## Objective
No images are to be carried over; print all other material exactly as it stands.

## Material provided

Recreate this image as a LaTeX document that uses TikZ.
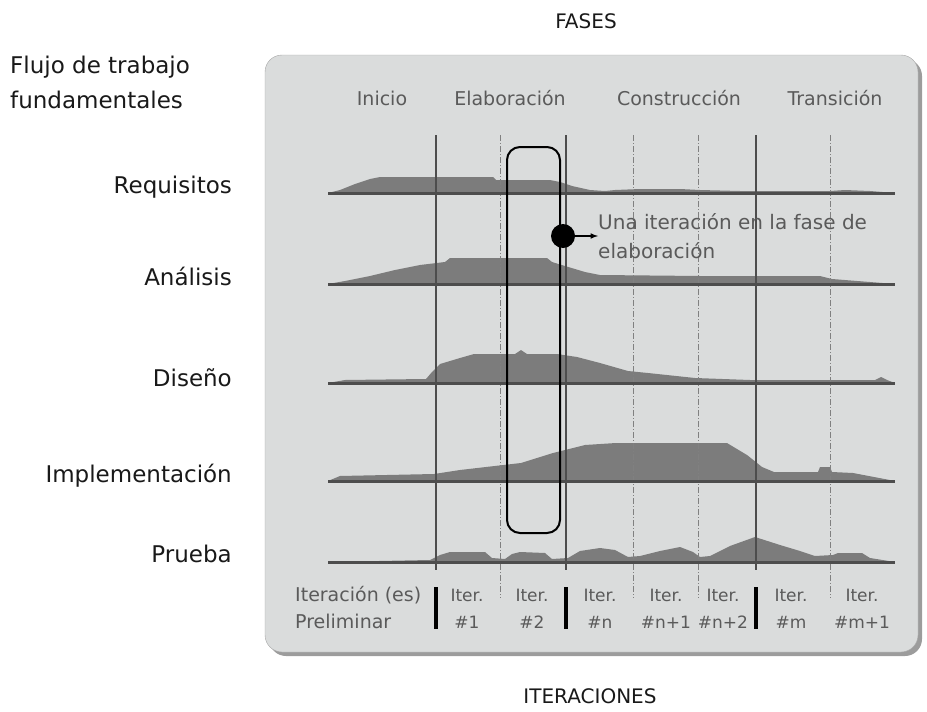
\documentclass[tikz,border=0pt]{standalone}
\usepackage{fontspec}
\setmainfont{DejaVu Sans}
\usepackage{xcolor}

\definecolor{panelgray}{HTML}{DADCDC}
\definecolor{shadowgray}{HTML}{9C9C9C}
\definecolor{hillgray}{HTML}{7C7C7C}
\definecolor{linegray}{HTML}{4D4D4D}
\definecolor{textgray}{HTML}{5A5A5A}

\begin{document}
\begin{tikzpicture}[x=1pt,y=-1pt,
  heading/.style={font=\fontsize{20}{24}\selectfont, text=black!90, inner sep=0pt, anchor=base},
  lbl/.style={font=\fontsize{23}{27}\selectfont, text=black!90, inner sep=0pt, anchor=base east},
  phase/.style={font=\fontsize{19}{23}\selectfont, text=textgray, inner sep=0pt, anchor=base},
  prelim/.style={font=\fontsize{19}{23}\selectfont, text=textgray, inner sep=0pt, anchor=base west},
  iterlbl/.style={font=\fontsize{17}{21}\selectfont, text=textgray, inner sep=0pt, anchor=base},
  note/.style={font=\fontsize{20}{29}\selectfont, text=textgray, inner sep=0pt, align=left},
  hill/.style={fill=hillgray},
  flow/.style={draw=linegray, line width=3pt},
  phaseline/.style={draw=linegray, line width=1.3pt},
  iterline/.style={draw=gray, line width=0.9pt, dash pattern=on 6pt off 2pt on 1pt off 2pt},
  bar/.style={line width=4pt}]
\useasboundingbox (0,0) rectangle (927,712);
% Panel
\fill[shadowgray, rounded corners=17pt] (269,59) rectangle (922,656);
\filldraw[fill=panelgray, draw=gray!70, rounded corners=17pt] (265,55) rectangle (918,652);
% Workflow hills
\fill[hill] (328,193) -- (340,190) -- (355,184) -- (370,179) -- (380,177) -- (493,177) -- (496,180)
  -- (550,180) -- (560,182) -- (572,186) -- (590,190) -- (605,191) -- (615,190) -- (640,189)
  -- (680,189) -- (700,190) -- (740,191) -- (830,191) -- (845,190) -- (870,191) -- (895,193) -- cycle;
\fill[hill] (328,284) -- (345,281) -- (370,276) -- (395,270) -- (420,265) -- (445,262) -- (450,258)
  -- (547,258) -- (552,262) -- (565,266) -- (585,272) -- (600,275) -- (700,276) -- (820,276)
  -- (832,279) -- (895,284) -- cycle;
\fill[hill] (328,383) -- (345,380) -- (426,379) -- (432,372) -- (440,364) -- (460,358) -- (474,354)
  -- (515,354) -- (521,350) -- (527,354) -- (557,354) -- (577,357) -- (600,363) -- (628,371)
  -- (648,373) -- (695,378) -- (750,380) -- (875,380) -- (881,377) -- (887,380) -- (895,383) -- cycle;
\fill[hill] (328,481) -- (340,476) -- (434,474) -- (460,470) -- (486,467) -- (521,463) -- (553,453)
  -- (585,445) -- (616,443) -- (727,443) -- (747,455) -- (762,467) -- (774,472) -- (818,472)
  -- (820,467) -- (830,467) -- (832,472) -- (853,473) -- (895,481) -- cycle;
\fill[hill] (328,562) -- (430,560) -- (440,555) -- (450,552) -- (485,552) -- (492,558) -- (505,559)
  -- (512,554) -- (520,552) -- (545,553) -- (552,559) -- (568,558) -- (580,551) -- (600,548)
  -- (615,550) -- (628,557) -- (640,556) -- (660,551) -- (680,547) -- (693,552) -- (700,557)
  -- (710,556) -- (730,546) -- (755,537) -- (780,545) -- (800,551) -- (815,556) -- (833,555)
  -- (838,553) -- (862,553) -- (870,558) -- (895,562) -- cycle;
% Phase and iteration boundaries
\foreach \x in {436,566,756} {
  \draw[phaseline] (\x,135) -- (\x,570);
  \draw[bar] (\x,587) -- (\x,629);
}
\foreach \x in {500,633,698,830}
  \draw[iterline] (\x,135) -- (\x,598);
% Workflow lines
\foreach \y in {193,284,383,481,562}
  \draw[flow] (328,\y) -- (895,\y);
% One iteration
\draw[line width=2pt, rounded corners=13pt] (507,147) rectangle (560,533);
\node[circle, fill=black, inner sep=0pt, minimum size=24pt] (dot) at (563,236) {};
\node[note, anchor=north west] (note) at (598,213) {Una iteración en la fase de\\elaboración};
\draw[-latex, line width=1.5pt] (dot) -- (dot -| note.west);
% Titles
\node[heading] (fases) at (586,28) {FASES};
\node[heading] (iteraciones) at (590,703) {ITERACIONES};
\node[lbl, anchor=base west] (flujo) at (10,73) {Flujo de trabajo};
\node[lbl, anchor=base west] (fund) at (10,108) {fundamentales};
\foreach \y/\t [count=\i] in {193/Requisitos, 285/Análisis, 386/Diseño, 482/Implementación, 562/Prueba}
  \node[lbl] (flow\i) at (232,\y) {\t};
% Phases
\foreach \x/\t [count=\i] in {382/Inicio, 510/Elaboración, 679/Construcción, 835/Transición}
  \node[phase] (phase\i) at (\x,105) {\t};
% Iterations
\node[prelim] (prelim1) at (295,601) {Iteración (es)};
\node[prelim] (prelim2) at (295,628) {Preliminar};
\foreach \x/\k [count=\i] in {467/1, 532/2, 600/n, 666/n+1, 723/n+2, 791/m, 862/m+1} {
  \node[iterlbl] (iter\i) at (\x,601) {Iter.};
  \node[iterlbl] (num\i) at (\x,628) {\#\k};
}
\end{tikzpicture}
\end{document}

## Response
Recreate this image as a LaTeX document that uses TikZ.
\documentclass[tikz,border=0pt]{standalone}
\usepackage{fontspec}
\setmainfont{DejaVu Sans}
\usepackage{xcolor}

\definecolor{panelgray}{HTML}{DADCDC}
\definecolor{shadowgray}{HTML}{9C9C9C}
\definecolor{hillgray}{HTML}{7C7C7C}
\definecolor{linegray}{HTML}{4D4D4D}
\definecolor{textgray}{HTML}{5A5A5A}

\begin{document}
\begin{tikzpicture}[x=1pt,y=-1pt,
  heading/.style={font=\fontsize{20}{24}\selectfont, text=black!90, inner sep=0pt, anchor=base},
  lbl/.style={font=\fontsize{23}{27}\selectfont, text=black!90, inner sep=0pt, anchor=base east},
  phase/.style={font=\fontsize{19}{23}\selectfont, text=textgray, inner sep=0pt, anchor=base},
  prelim/.style={font=\fontsize{19}{23}\selectfont, text=textgray, inner sep=0pt, anchor=base west},
  iterlbl/.style={font=\fontsize{17}{21}\selectfont, text=textgray, inner sep=0pt, anchor=base},
  note/.style={font=\fontsize{20}{29}\selectfont, text=textgray, inner sep=0pt, align=left},
  hill/.style={fill=hillgray},
  flow/.style={draw=linegray, line width=3pt},
  phaseline/.style={draw=linegray, line width=1.3pt},
  iterline/.style={draw=gray, line width=0.9pt, dash pattern=on 6pt off 2pt on 1pt off 2pt},
  bar/.style={line width=4pt}]
\useasboundingbox (0,0) rectangle (927,712);
% Panel
\fill[shadowgray, rounded corners=17pt] (269,59) rectangle (922,656);
\filldraw[fill=panelgray, draw=gray!70, rounded corners=17pt] (265,55) rectangle (918,652);
% Workflow hills
\fill[hill] (328,193) -- (340,190) -- (355,184) -- (370,179) -- (380,177) -- (493,177) -- (496,180)
  -- (550,180) -- (560,182) -- (572,186) -- (590,190) -- (605,191) -- (615,190) -- (640,189)
  -- (680,189) -- (700,190) -- (740,191) -- (830,191) -- (845,190) -- (870,191) -- (895,193) -- cycle;
\fill[hill] (328,284) -- (345,281) -- (370,276) -- (395,270) -- (420,265) -- (445,262) -- (450,258)
  -- (547,258) -- (552,262) -- (565,266) -- (585,272) -- (600,275) -- (700,276) -- (820,276)
  -- (832,279) -- (895,284) -- cycle;
\fill[hill] (328,383) -- (345,380) -- (426,379) -- (432,372) -- (440,364) -- (460,358) -- (474,354)
  -- (515,354) -- (521,350) -- (527,354) -- (557,354) -- (577,357) -- (600,363) -- (628,371)
  -- (648,373) -- (695,378) -- (750,380) -- (875,380) -- (881,377) -- (887,380) -- (895,383) -- cycle;
\fill[hill] (328,481) -- (340,476) -- (434,474) -- (460,470) -- (486,467) -- (521,463) -- (553,453)
  -- (585,445) -- (616,443) -- (727,443) -- (747,455) -- (762,467) -- (774,472) -- (818,472)
  -- (820,467) -- (830,467) -- (832,472) -- (853,473) -- (895,481) -- cycle;
\fill[hill] (328,562) -- (430,560) -- (440,555) -- (450,552) -- (485,552) -- (492,558) -- (505,559)
  -- (512,554) -- (520,552) -- (545,553) -- (552,559) -- (568,558) -- (580,551) -- (600,548)
  -- (615,550) -- (628,557) -- (640,556) -- (660,551) -- (680,547) -- (693,552) -- (700,557)
  -- (710,556) -- (730,546) -- (755,537) -- (780,545) -- (800,551) -- (815,556) -- (833,555)
  -- (838,553) -- (862,553) -- (870,558) -- (895,562) -- cycle;
% Phase and iteration boundaries
\foreach \x in {436,566,756} {
  \draw[phaseline] (\x,135) -- (\x,570);
  \draw[bar] (\x,587) -- (\x,629);
}
\foreach \x in {500,633,698,830}
  \draw[iterline] (\x,135) -- (\x,598);
% Workflow lines
\foreach \y in {193,284,383,481,562}
  \draw[flow] (328,\y) -- (895,\y);
% One iteration
\draw[line width=2pt, rounded corners=13pt] (507,147) rectangle (560,533);
\node[circle, fill=black, inner sep=0pt, minimum size=24pt] (dot) at (563,236) {};
\node[note, anchor=north west] (note) at (598,213) {Una iteración en la fase de\\elaboración};
\draw[-latex, line width=1.5pt] (dot) -- (dot -| note.west);
% Titles
\node[heading] (fases) at (586,28) {FASES};
\node[heading] (iteraciones) at (590,703) {ITERACIONES};
\node[lbl, anchor=base west] (flujo) at (10,73) {Flujo de trabajo};
\node[lbl, anchor=base west] (fund) at (10,108) {fundamentales};
\foreach \y/\t [count=\i] in {193/Requisitos, 285/Análisis, 386/Diseño, 482/Implementación, 562/Prueba}
  \node[lbl] (flow\i) at (232,\y) {\t};
% Phases
\foreach \x/\t [count=\i] in {382/Inicio, 510/Elaboración, 679/Construcción, 835/Transición}
  \node[phase] (phase\i) at (\x,105) {\t};
% Iterations
\node[prelim] (prelim1) at (295,601) {Iteración (es)};
\node[prelim] (prelim2) at (295,628) {Preliminar};
\foreach \x/\k [count=\i] in {467/1, 532/2, 600/n, 666/n+1, 723/n+2, 791/m, 862/m+1} {
  \node[iterlbl] (iter\i) at (\x,601) {Iter.};
  \node[iterlbl] (num\i) at (\x,628) {\#\k};
}
\end{tikzpicture}
\end{document}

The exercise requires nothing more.